First of all, writing dp/dy=p' implies that you're differentiating with respect to y. Otherwise, you are right, dp/dy is not equal to dp/dx in this case.

The expression $$\frac{dp}{dy}$$ is really just a short-hand for the chain rule. The best thing to do here is not to think of p as a variable but instead as a function p(y(x))=y'(x).

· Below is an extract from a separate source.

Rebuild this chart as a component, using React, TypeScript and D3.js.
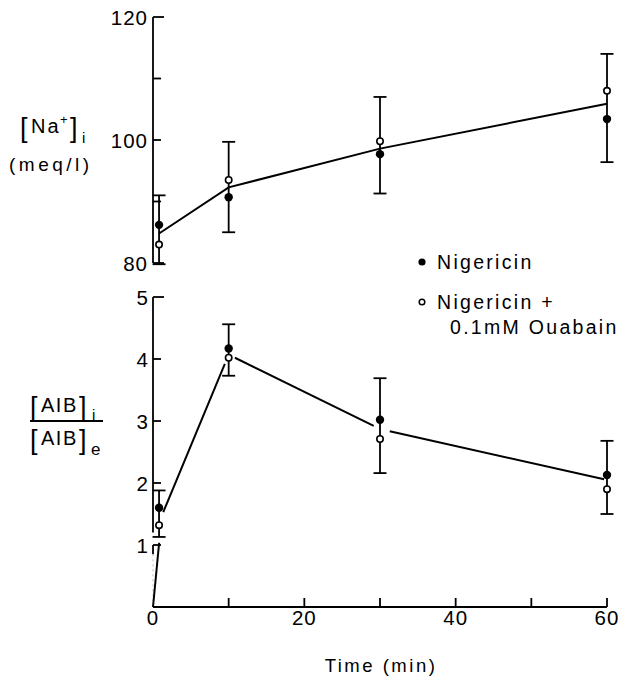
import React from "react";
import * as d3 from "d3";

// ---- data ----
const times = [0.8, 10, 30, 60];
const naFilled = [86.2, 90.7, 97.7, 103.4];
const naOpen = [83.0, 93.5, 99.8, 108.0];
const naErrHigh = [91.0, 99.7, 107.0, 114.0];
const naErrLow = [79.8, 85.0, 91.3, 96.4];
const naFitT = [0.8, 10, 30, 60];
const naFitV = [84.8, 92.3, 98.6, 105.9];

const aibFilled = [1.6, 4.17, 3.02, 2.13];
const aibOpen = [1.32, 4.02, 2.71, 1.9];
const aibErrHigh = [1.88, 4.56, 3.69, 2.68];
const aibErrLow = [1.13, 3.73, 2.16, 1.5];
const aibFitT = [0, 1.15, 10, 30, 60];
const aibFitV = [0, 1.47, 4.07, 2.87, 2.05];

const xTicks = [0, 10, 20, 30, 40, 50, 60];
const xTickLabels = ["0", "", "20", "", "40", "", "60"];
const naTicks = [80, 90, 100, 110, 120];
const naTickLabels = ["80", "", "100", "", "120"];
const aibTicks = [1, 2, 3, 4, 5];
const aibTickLabels = ["1", "2", "3", "4", "5"];

const legendLabels = ["Nigericin", "Nigericin +", "0.1mM Ouabain"];

// ---- layout ----
const W = 626;
const H = 680;
const FONT = "'Liberation Sans', Arial, sans-serif";

const x = d3.scaleLinear().domain([0, 60]).range([153, 607]);
const yNa = d3.scaleLinear().domain([80, 120]).range([263, 17]);
const yAib = d3.scaleLinear().domain([0, 5]).range([607, 297]);

// trims (px) for gaps in the lower line: [startTrim, endTrim] per segment
const aibTrims = [
  [0, 27],
  [4, 10],
  [7, 7],
  [10, 3],
];

function trimmedSegments(ts: number[], vs: number[], ys: (v: number) => number, trims: number[][]) {
  const segs: [number, number, number, number][] = [];
  for (let i = 0; i < ts.length - 1; i++) {
    const x1 = x(ts[i]), y1 = ys(vs[i]);
    const x2 = x(ts[i + 1]), y2 = ys(vs[i + 1]);
    const len = Math.hypot(x2 - x1, y2 - y1);
    const ux = (x2 - x1) / len, uy = (y2 - y1) / len;
    const [a, b] = trims[i];
    segs.push([x1 + ux * a, y1 + uy * a, x2 - ux * b, y2 - uy * b]);
  }
  return segs;
}

function ErrBars({ ys, hi, lo }: { ys: (v: number) => number; hi: number[]; lo: number[] }) {
  return (
    <g stroke="#000" strokeWidth={1.8}>
      {times.map((t, i) => {
        const cx = x(t);
        return (
          <g key={i}>
            <line x1={cx} x2={cx} y1={ys(hi[i])} y2={ys(lo[i])} />
            <line x1={cx - 6.5} x2={cx + 6.5} y1={ys(hi[i])} y2={ys(hi[i])} />
            <line x1={cx - 6.5} x2={cx + 6.5} y1={ys(lo[i])} y2={ys(lo[i])} />
          </g>
        );
      })}
    </g>
  );
}

function Markers({ ys, filled, open }: { ys: (v: number) => number; filled: number[]; open: number[] }) {
  return (
    <g>
      {times.map((t, i) => (
        <circle key={"f" + i} cx={x(t)} cy={ys(filled[i])} r={4.2} fill="#000" />
      ))}
      {times.map((t, i) => (
        <circle key={"o" + i} cx={x(t)} cy={ys(open[i])} r={3.2} fill="#fff" stroke="#000" strokeWidth={1.6} />
      ))}
    </g>
  );
}

const txt = { fontFamily: FONT, fill: "#000" } as const;

export default function App() {
  const naLine = d3
    .line<number>()
    .x((_, i) => x(naFitT[i]))
    .y((v) => yNa(v))(naFitV) as string;
  const aibSegs = trimmedSegments(aibFitT, aibFitV, yAib, aibTrims);
  const x0 = x(0);

  return (
    <svg width={W} height={H} style={{ position: "absolute", left: 0, top: 0, background: "#fff" }}>
      <rect width={W} height={H} fill="#fff" />

      {/* ---- top panel axis ---- */}
      <g stroke="#000" strokeWidth={1.8} fill="none">
        <line x1={x0} x2={x0} y1={yNa(120)} y2={yNa(80)} />
        {naTicks.map((v, i) => (
          <line key={i} x1={x0} x2={x0 + (v === 80 || v === 120 ? 11 : 8)} y1={yNa(v)} y2={yNa(v)} />
        ))}
      </g>
      {naTicks.map((v, i) => (
        <text key={i} x={x0 - 5} y={yNa(v) + 7.5} textAnchor="end" fontSize={20.5} letterSpacing={1} style={txt}>
          {naTickLabels[i]}
        </text>
      ))}

      {/* top y label */}
      <g style={txt}>
        <text x={20} y={137} fontSize={27} style={txt}>[</text>
        <text x={31} y={133} fontSize={20} letterSpacing={2} style={txt}>Na</text>
        <text x={60} y={124} fontSize={13} style={txt}>+</text>
        <text x={70} y={137} fontSize={27} style={txt}>]</text>
        <text x={82} y={143} fontSize={15} style={txt}>i</text>
        <text x={9} y={171} fontSize={19} letterSpacing={3.5} style={txt}>(meq/l)</text>
      </g>

      {/* top data */}
      <path d={naLine} fill="none" stroke="#000" strokeWidth={2} />
      <ErrBars ys={yNa} hi={naErrHigh} lo={naErrLow} />
      <Markers ys={yNa} filled={naFilled} open={naOpen} />

      {/* legend */}
      <circle cx={422} cy={262} r={3.6} fill="#000" />
      <text x={437} y={269} fontSize={19.5} letterSpacing={2.3} style={txt}>{legendLabels[0]}</text>
      <circle cx={422} cy={302} r={2.8} fill="#fff" stroke="#000" strokeWidth={1.5} />
      <text x={437} y={309} fontSize={19.5} letterSpacing={2.3} style={txt}>{legendLabels[1]}</text>
      <text x={450} y={334} fontSize={19.5} letterSpacing={2.3} style={txt}>{legendLabels[2]}</text>

      {/* ---- bottom panel axes ---- */}
      <g stroke="#000" strokeWidth={1.8} fill="none">
        <line x1={x0} x2={x0} y1={yAib(5)} y2={yAib(1.2)} />
        {aibTicks.map((v, i) => (
          <line key={i} x1={x0} x2={x0 + (v === 5 ? 11 : 8)} y1={yAib(v)} y2={yAib(v)} />
        ))}
        <line x1={x0} x2={x0} y1={yAib(1)} y2={yAib(0.85)} />
        <line x1={x0} x2={x(60)} y1={yAib(0)} y2={yAib(0)} />
        {xTicks.map((t, i) =>
          t === 0 ? null : <line key={i} x1={x(t)} x2={x(t)} y1={yAib(0)} y2={yAib(0) - 9} />
        )}
      </g>
      <line x1={x0} x2={x0} y1={yAib(0.85)} y2={yAib(0)} stroke="#bbb" strokeWidth={1} strokeDasharray="2 3" />
      {aibTicks.map((v, i) => (
        <text key={i} x={x0 - 5} y={yAib(v) + 7.5} textAnchor="end" fontSize={20.5} style={txt}>
          {aibTickLabels[i]}
        </text>
      ))}
      {xTicks.map((t, i) => (
        <text key={i} x={x(t)} y={625} textAnchor="middle" fontSize={20.5} letterSpacing={1} style={txt}>
          {xTickLabels[i]}
        </text>
      ))}
      <text x={381} y={672} textAnchor="middle" fontSize={18.5} letterSpacing={2.5} style={txt}>
        Time (min)
      </text>

      {/* bottom y label */}
      <g>
        <text x={30} y={416} fontSize={27} style={txt}>[</text>
        <text x={41} y={412} fontSize={20} letterSpacing={1.5} style={txt}>AIB</text>
        <text x={79} y={416} fontSize={27} style={txt}>]</text>
        <text x={92} y={420} fontSize={15} style={txt}>i</text>
        <line x1={30} x2={103} y1={421} y2={421} stroke="#000" strokeWidth={1.8} />
        <text x={30} y={449} fontSize={27} style={txt}>[</text>
        <text x={41} y={445} fontSize={20} letterSpacing={1.5} style={txt}>AIB</text>
        <text x={79} y={449} fontSize={27} style={txt}>]</text>
        <text x={91} y={455} fontSize={17} style={txt}>e</text>
      </g>

      {/* bottom data */}
      <g stroke="#000" strokeWidth={2}>
        {aibSegs.map((s, i) => (
          <line key={i} x1={s[0]} y1={s[1]} x2={s[2]} y2={s[3]} />
        ))}
      </g>
      <ErrBars ys={yAib} hi={aibErrHigh} lo={aibErrLow} />
      <Markers ys={yAib} filled={aibFilled} open={aibOpen} />
    </svg>
  );
}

What it's asking is "What happens to the value of p(y(x)) as the value of y(x) changes?" That is, we want to find
$$\frac{{\rm change\ in\ }p\bigl(y(x)\bigr)}{{\rm change\ in\ }y(x)},$$​
or, in "semi-short-hand" notation,
$$\frac{dp\bigl(y(x)\bigr)}{dy(x)},$$​
and in standard short-hand notation,
$$\frac{dp}{dy}.$$​
Now, since both p(y(x)) and y(x) are in terms of x, we can re-write these (albeit with a slight abuse of notation) as
\begin{align*} \frac{dp}{dy} &=\frac{dp\bigl(y(x)\bigr)}{dy(x)} \\ &= \frac{dp\bigl(y(x)\bigr)}{dy(x)} \cdot \frac{dx}{dx} \\ &= \frac{dp\bigl(y(x)\bigr)}{dx} \biggl/ \frac{dy(x)}{dx}\\ &= \frac{dp}{dx}\biggl/\frac{dy}{dx}\\ &= \frac{y''(x)}{y'(x)}. \end{align*}​